Portland Island, or Waikawa, is a barren windswept spot just off the Mahia Peninsula on the North Island's east coast.
The island's stark white cliffs drop 100 metres into the sea while sheep graze on elevated tabletop pastures.
These days, Rocket Lab satellites whiz above the island, but 600 years ago the great waka Tākitimu landed there and the tohunga (high priest) Ruawharo set up a university, Ngaherumaitawhiti, for five or six students a year.
A whaling station was established there in 1830 and was one of New Zealand's first. A lighthouse was built in 1878 and from 1887 sheep were farmed.

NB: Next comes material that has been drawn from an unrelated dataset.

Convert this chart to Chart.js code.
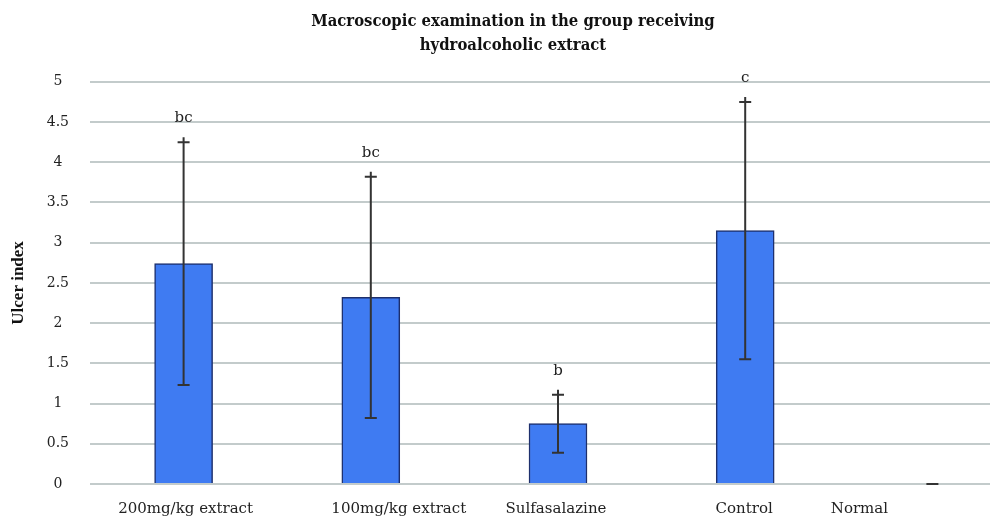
<!DOCTYPE html>
<html>
<head>
<meta charset="utf-8">
<script src="https://cdn.jsdelivr.net/npm/chart.js@4.4.1/dist/chart.umd.min.js"></script>
<style>
    html, body { margin: 0; padding: 0; background: #fff; overflow: hidden; }
    #wrap { width: 990px; height: 519px; overflow: hidden; }
</style>
</head>
<body>
<div id="wrap">
    <canvas id="chart" width="1030" height="519"></canvas>
</div>
<script>
const categories = ['200mg/kg extract', '100mg/kg extract', 'Sulfasalazine', 'Control', 'Normal'];
const ulcerIndex = [2.74, 2.32, 0.75, 3.15, 0];
const ulcerSD = [1.51, 1.50, 0.36, 1.60, 0];
const groupLetters = ['bc', 'bc', 'b', 'c', ''];

const SERIF = '"DejaVu Serif", "Liberation Serif", serif';

// error bars, significance letters and the category labels underneath
const annotatePlugin = {
    id: 'annotate',
    afterDatasetsDraw(chart, args, options) {
        const { ctx, scales } = chart;
        const meta = chart.getDatasetMeta(0);

        ctx.save();
        ctx.strokeStyle = options.errorColor;
        ctx.lineWidth = 2;
        meta.data.forEach((bar, i) => {
            const x = bar.x;
            const top = scales.y.getPixelForValue(ulcerIndex[i] + ulcerSD[i]);
            const bottom = scales.y.getPixelForValue(ulcerIndex[i] - ulcerSD[i]);
            ctx.beginPath();
            ctx.moveTo(x, top - (ulcerSD[i] > 0 ? 5 : 0));
            ctx.lineTo(x, bottom);
            ctx.moveTo(x - 6, top);
            ctx.lineTo(x + 6, top);
            ctx.moveTo(x - 6, bottom);
            ctx.lineTo(x + 6, bottom);
            ctx.stroke();

            if (groupLetters[i]) {
                ctx.fillStyle = '#222';
                ctx.font = '15px ' + SERIF;
                ctx.textAlign = 'center';
                ctx.textBaseline = 'alphabetic';
                ctx.fillText(groupLetters[i], x, top - 20);
            }
        });

        ctx.fillStyle = '#222';
        ctx.font = '15px ' + SERIF;
        ctx.textAlign = 'center';
        ctx.textBaseline = 'middle';
        categories.forEach((label, i) => {
            const x = scales.x.getPixelForValue(i) + (options.labelShift[i] || 0);
            ctx.fillText(label, x, scales.x.top + 25);
        });
        ctx.restore();
    },
};

new Chart(document.getElementById('chart').getContext('2d'), {
    type: 'bar',
    data: {
        labels: categories,
        datasets: [{
            data: ulcerIndex,
            backgroundColor: '#3f7bf2',
            borderColor: '#1d2f6c',
            borderWidth: 1.5,
            barThickness: 58,
        }],
    },
    options: {
        responsive: false,
        animation: false,
        devicePixelRatio: 1,
        layout: { padding: { left: 0, right: 4, top: 0, bottom: 0 } },
        plugins: {
            legend: { display: false },
            tooltip: { enabled: false },
            title: {
                display: true,
                text: ['Macroscopic examination in the group receiving', 'hydroalcoholic extract'],
                color: '#111',
                font: { family: '"DejaVu Serif Condensed", "Liberation Serif", serif', size: 16.5, weight: 'bold', lineHeight: 1.45 },
                padding: { top: 10, bottom: 24 },
            },
            annotate: {
                errorColor: '#333',
                labelShift: [2, 28, -2, -1, -73],
            },
        },
        scales: {
            x: {
                grid: { display: false },
                border: { display: false },
                ticks: { display: false },
                afterFit(scale) { scale.height = 35; },
            },
            y: {
                min: 0,
                max: 5,
                border: { display: false },
                grid: { color: '#c3cbcb', lineWidth: 2, drawTicks: false },
                ticks: {
                    stepSize: 0.5,
                    color: '#222',
                    font: { family: SERIF, size: 14 },
                    crossAlign: 'center',
                    padding: 21,
                    callback: (value) => String(value),
                },
                title: {
                    display: true,
                    text: 'Ulcer index',
                    color: '#111',
                    font: { family: '"Liberation Serif", serif', size: 17, weight: 'bold' },
                    padding: { top: 8, bottom: 0 },
                },
                afterFit(scale) { scale.width = 90; },
            },
        },
    },
    plugins: [annotatePlugin],
});
</script>
</body>
</html>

Today the main visitors to the island are Department of Conservation staff who are checking on the critically endangered shore plover.
Twelve birds from a captive breeding programme were translocated there in 1998.
Since then additional birds have been liberated and the population is now 70.
Community ranger Malcolm Smith says the birds are doing "really really well" and are close to a self-sustaining group.
Waikawa's ideal for the birds because there are no predators and it has a wide inter-tidal zone with rocky areas teeming with food.
DOC monitors the birds closely and removes eggs each season to rear them in a breeding facility near Christchurch.
Malcolm says there are only about 250 shore plovers left in the world so while it seems like "a lot of fuss" for a little bird, they're very special.
"We have an obligation to do the best we can for them. I am a bit biased but I think it's one of the cutest birds you'll ever see anywhere. Portland Island's been a good place for them.
"We sometimes think we're the ones who should pay to go there, it's a real privilege."